Mitchell County

Lt. Candace A. Carman [her maiden name: Arsers]

 

 

CANDACE ARSERS JOINS WAACS

Osage -- Candace Arsers, daughter of Mr. and Mrs. Linton Arsers, was accepted into the service as a WAAC Tuesday and was sworn in Tuesday afternoon. She is the first women from Osage to enlist in this branch of the service. Miss Arsers is now pubic music instructor at Leland and has handed in her resignation as she expects to be called soon. She is a graduate of the Osage high school and of Upper Iowa university at Fayette.

Source: Globe-Gazette, Mason City IA - December 10, 1942

RECRUITER -- Third Officer Candace Arsers of the WAACS is in Davenport on temporary recruiting duty during the absences of Officer Margaret Murray, who has gone to her home in New York on a ten-day furlough. Officer Arsers is a native Iowan having been born and raised at Osage, Ia. When she leaves Davenport she will got to Waterloo, Ia., to take charge of the WAAC recruiting in that territory.

Source: The Daily Times, Davenport IA - May 6, 1943 (photo included)

MISS HELEN E. FOCHT, CENTER, IS ADVISER ON WAR SERVICES FOR women on the University of Iowa campus. With her, Second Officer Reva Startzer, left, of Des Moines recruiting office and Third Officer Candace Arsers of the Cedar Rapids recruiting office, discussed plans for presenting facts about the women's army auxiliary corps to the university's women students, when WAAC representatives recently visited Iowa City.

Source: The Des Moines Register, June 13, 1943 (photo included)

Record for Lt. Carman; Whole Year in Station

Lt. Candace A. Carman officer-in-charge of the Cedar Rapids army recruiting station, set a new record Wednesday when she became the first Cedar Rapids WAC recruiter to complete a full year in the city.

A former school teacher who hails form Osage, Ia., Lt Carman has been advanced from a second lieutenant to first lieutenant since she arrived in Cedar Rapids on May 17, 1943. Her year's service in Cedar Rapids is a longer record than those of most of her mate predecessors in the office and much longer than the tenure of the enlisted personnel of the WAC in the Cedar Rapids station.

Source: The Cedar Rapids Gazette, May 17, 1944

DAVENPORT WAC RECRUITING STAFF -- With the closing of several of the WAC recruiting stations in Iowa and the concentration of enlistments centered in six stations over the state, the Davenport office staff has been increased to six to handle the added territory assigned to this office. Six members headed by Lt. Candace A. Carman now constitute the Davenport area staff.

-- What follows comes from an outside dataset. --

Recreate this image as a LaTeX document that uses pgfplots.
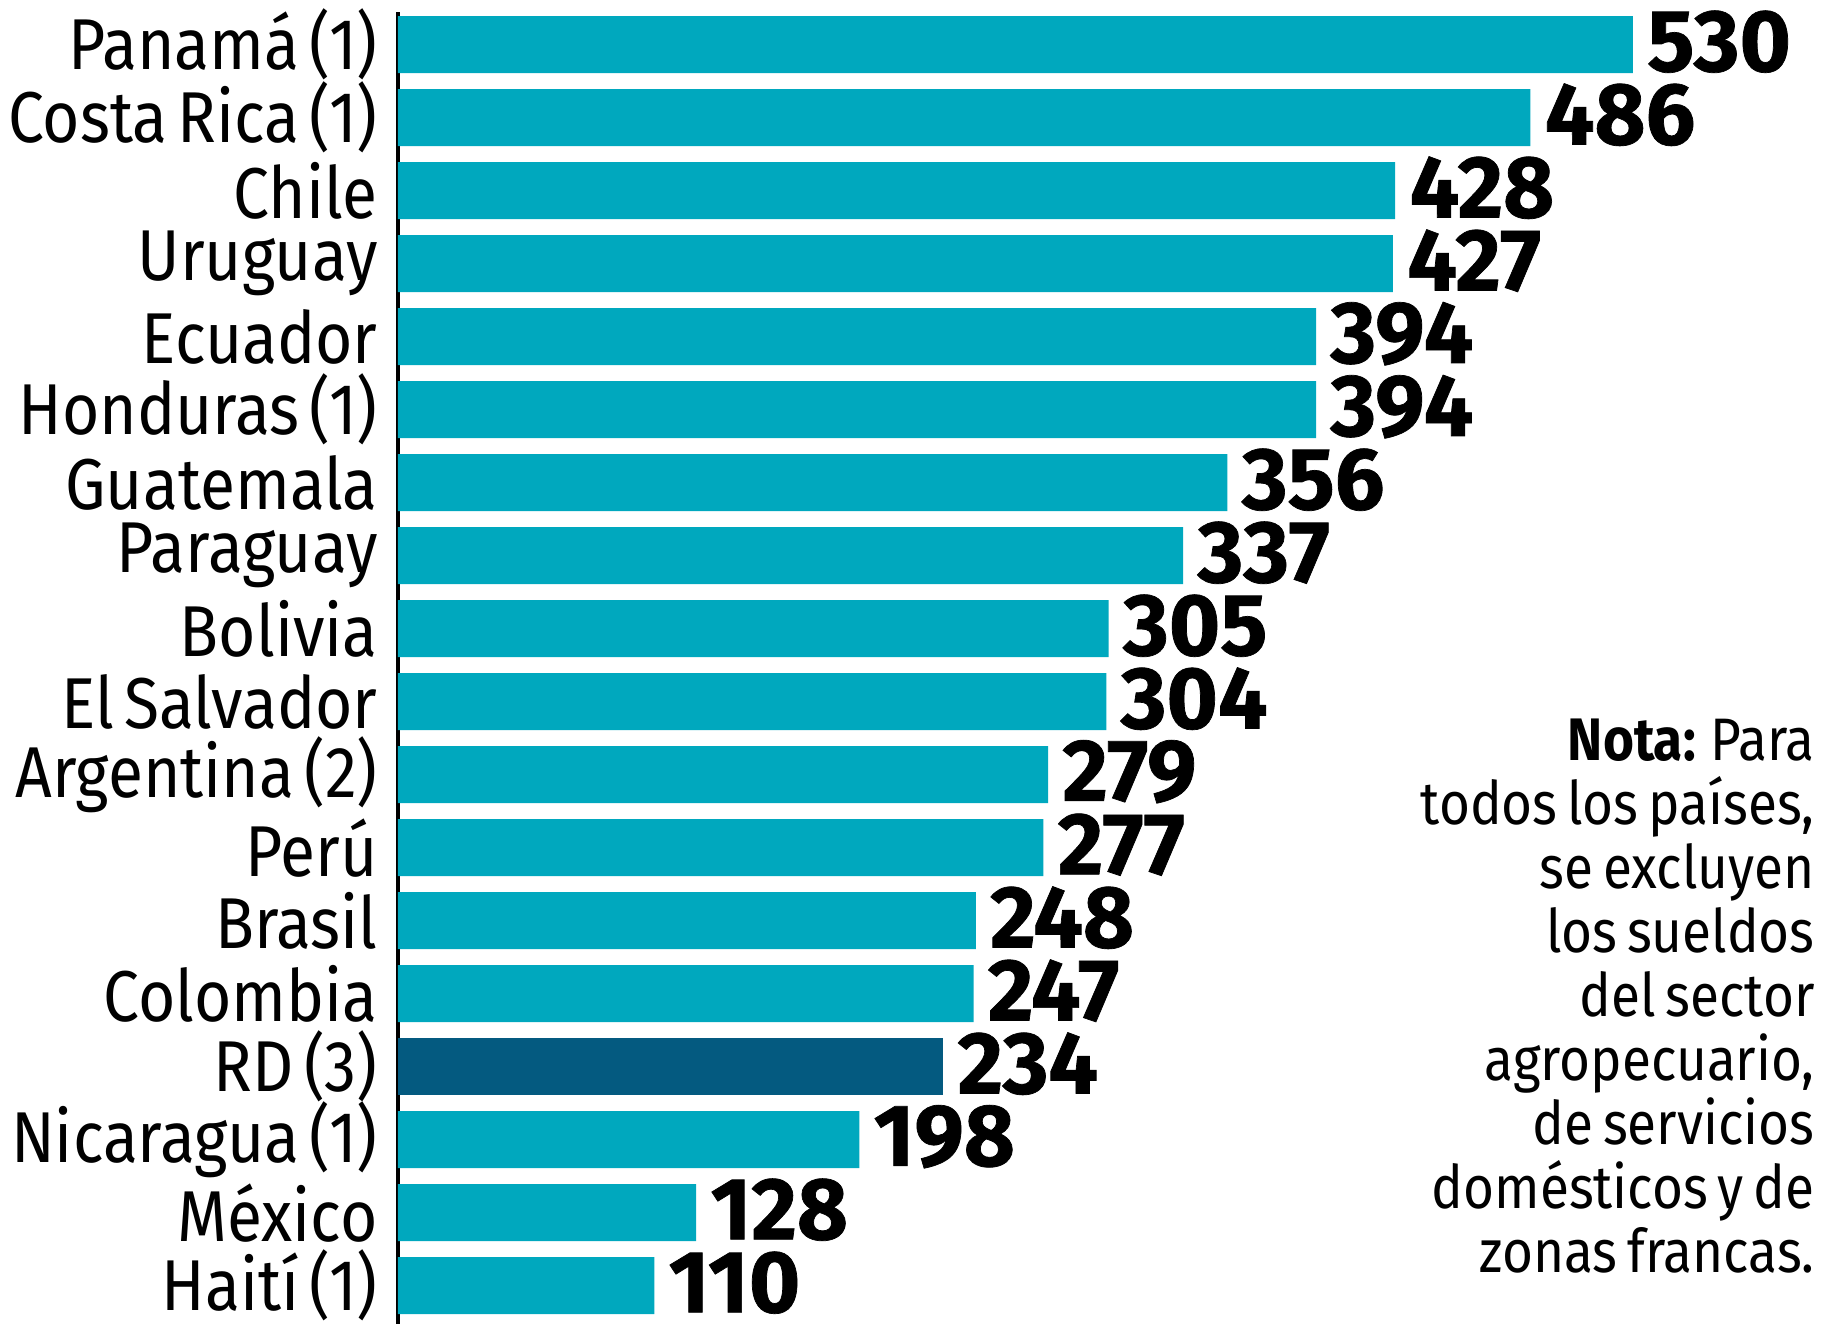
\documentclass[border=0pt]{standalone}
\usepackage{fontspec}
\setmainfont{Fira Sans}
\newfontfamily\labfont[FakeStretch=0.89, WordSpace=0.6]{Fira Sans}
\newfontfamily\notefont[FakeStretch=0.885, WordSpace=0.7]{Fira Sans}
\newfontfamily\numfont[FakeStretch=1.0, BoldFeatures={FakeBold=0.8}]{Fira Sans}
\usepackage{pgfplots}
\pgfplotsset{compat=1.18}
\definecolor{teal1}{RGB}{0,168,190}
\definecolor{navy1}{RGB}{4,90,128}
\begin{document}
\begin{tikzpicture}
\useasboundingbox (0,0) rectangle (910.5pt,668pt);
\begin{axis}[
  at={(199pt,6.17pt)}, anchor=south west,
  scale only axis, width=699pt, height=655.9pt,
  xmin=0, xmax=600, ymin=-0.52, ymax=17.45,
  xbar, bar width=28.5pt,
  axis x line=none, axis y line*=left,
  y axis line style={line width=1.75pt, black, -},
  ytick={0,...,17},
  yticklabels={{Haití (1)},{México},{Nicaragua (1)},{RD (3)},{Colombia},{Brasil},{Perú},{Argentina (2)},{El Salvador},{Bolivia},{Paraguay},{Guatemala\ },{Honduras (1)},{Ecuador},{Uruguay},{Chile},{Costa Rica (1)},{Panamá (1)}},
  major tick length=0pt,
  yticklabel style={font=\labfont\fontsize{36}{36}\selectfont, anchor=east, inner sep=0pt, xshift=-10pt},
  /pgf/number format/assume math mode=true,
  nodes near coords,
  nodes near coords style={font=\numfont\bfseries\fontsize{44}{44}\selectfont, anchor=west, inner sep=0pt, xshift=7pt, yshift=1.5pt, black},
  point meta=x,
]
\addplot[fill=teal1, draw=none, bar shift=0pt] coordinates {
(110,0) (128,1) (198,2) (247,4) (248,5) (277,6) (279,7) (304,8) (305,9) (337,10) (356,11) (394,12) (394,13) (427,14) (428,15) (486,16) (530,17)};
\addplot[fill=navy1, draw=none, bar shift=0pt] coordinates {(234,3)};
\end{axis}
\node[anchor=north east, align=right, inner sep=0pt, font=\notefont\fontsize{30}{32}\selectfont] at (907.5pt,308.5pt)
{\textbf{Nota:} Para\\todos los países,\\se excluyen\\los sueldos\\del sector\\agropecuario,\\de servicios\\domésticos y de\\zonas francas.};
\end{tikzpicture}
\end{document}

Shown above they are front row, left to right: Staff Sgt. Betty Buynak; Lt. Carman and Sgt Rachel Michaelson. Back row, Pvt. Marjorie D. Manuel and Cpl. Catherine Bartlett. The sixth member., Cpl. Howard Davis, was unable to appear in the picture.

Source: The Daily Times, Davenport, IA - October 26, 1944 (photo included)

Osage - First Lt. Candace A. Carman, daughter of Mr. and. Mrs Linton Arsers, spend the weekend at home and left Monday on a tour of Iowa in charge of a recruiting unit. She received special training in Omaha, Neb., for this phase of recruiting. There is a corps of four in the unit. Lieutenant Carman, as Candace Arsers, taught public school music before enlisting in the WAC in 1942. Her husband, a navy petty officer is in foreign service.

Source: The Courier, Waterloo, IA - November 22, 1944

OSAGE WAC BACK AT 1ST STATION

Returns to Scene of Beginning of Career

Fort Des Moines -- Lt. Candace A. Carman, Osage, returned to the scene of the beginning of her career in the woman's army corps this week with an assignment to company work at the First WAC training center, Fort Des Moines.

The daughter of Mr. and Mrs. L. J. Arsers, Osage, the lieutenant has managed to stay within the boundaries of the state of Iowa since she entered the corps in January 1943 with the exception of a 6 month tour of duty in Minnesota which she has just completed.

After basic training in Fort Des Moines she entered officer candidate school and was commissioned in April, 1943. For more than a year and a half she was in the Iowa recruiting district in charge of Cedar Rapids and Davenport recruiting sub-stations.

Before enlisting in the WAC, First Lt. Carman taught English and music at the Oxford Junction school near Cedar Rapids. She earned her bachelors degree in music at Upper Iowa University, Fayette, in 1940 and is a member of Beta Sigma Phi, national business women's sorority.

Her husband, Chief Petty Officer Eldon Carman, has been in the navy for 8 years, going through such major campaigns as Guadalcanal, Munda and Rendova.